Ocorre que o reajuste gera impacto violento nas contas públicas do país, uma vez que servem de referência para o teto salarial do funcionalismo público e para o salário de todo o Poder Judiciário, além de servir de argumento para o reajuste de salário para o Legislativo e Executivo, incluindo senadores, deputados federais, estaduais, vereadores, governadores e prefeitos, mais ministros, secretários e assessores, numa bola de neve estimada em cerca de R$ 800 milhões por ano, mas que poderá facilmente chegar à casa do R$ bilhão. Afinal, os tais 16% serão aplicados sobre R$ 33,7 mil, resultando em R$ 39,2 mil – um reforço de R$ 5,5 mil mensais.
Fiquemos apenas neste exemplo, sem abordar a outras potenciais polêmicas que pairam sobre Dias Toffoli, como o possível direcionamento político da pauta do STF ou a sedução midiática por holofotes, ou mesmo o cabo de guerra e enfrentamento direto entre ministros registrados ao vivo e a cores em recentes sessões de julgamento.
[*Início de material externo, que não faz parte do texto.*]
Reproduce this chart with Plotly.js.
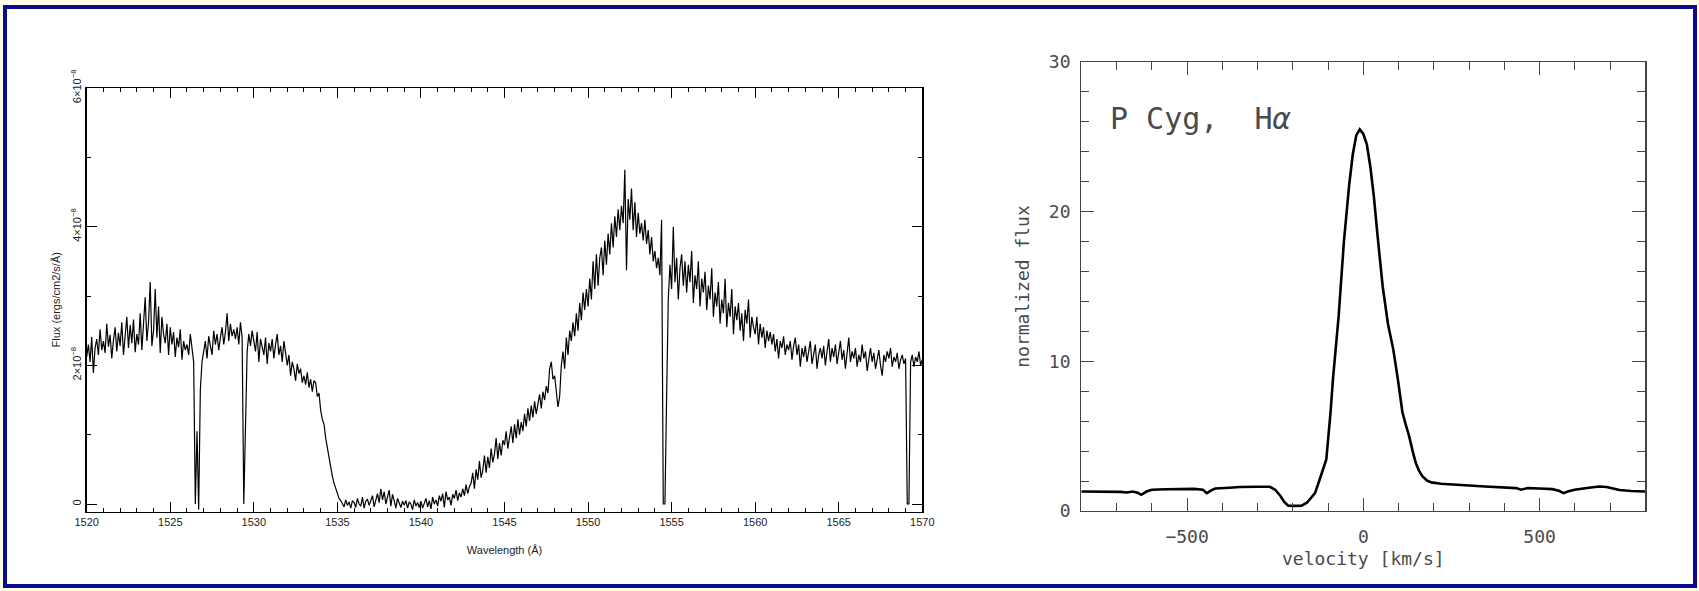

Só para efeito comparativo, e a partir de um dos motes do novo presidente do Supremo, o reajuste do piso salarial dos professores – cuja valorização pode ser considerada a base da mudança e do desenvolvimento do país, como exposto no discurso de posse –, foi de 6,81%.
O índice foi amplamente celebrado e pomposamente anunciado pelo Ministério da Educação em dezembro de 2017.
Vamos aos valores. Em primeiro lugar, o índice é 10 pontos percentuais menor que o reajuste dos magistrados apresentado agora pelo STF. O piso salarial dos professores, com o reajuste, chegou a R$ 2.455,30, praticamente a metade do que os juízes recebem de auxílio moradia, menos da metade dos R$ 5,5 mil de aporte no novo salário dos magistrados e equivalente a irrisórios 6% do teto salarial.
Agora imagine uma decisão política geral, resultante do diálogo, do pacto democrático, da conclamação formalizada no discurso de posse de Toffoli, que equiparasse o salário – e o prestígio – do professor ao do juiz?
Aí sim o Brasil estaria diante de um novo recomeço.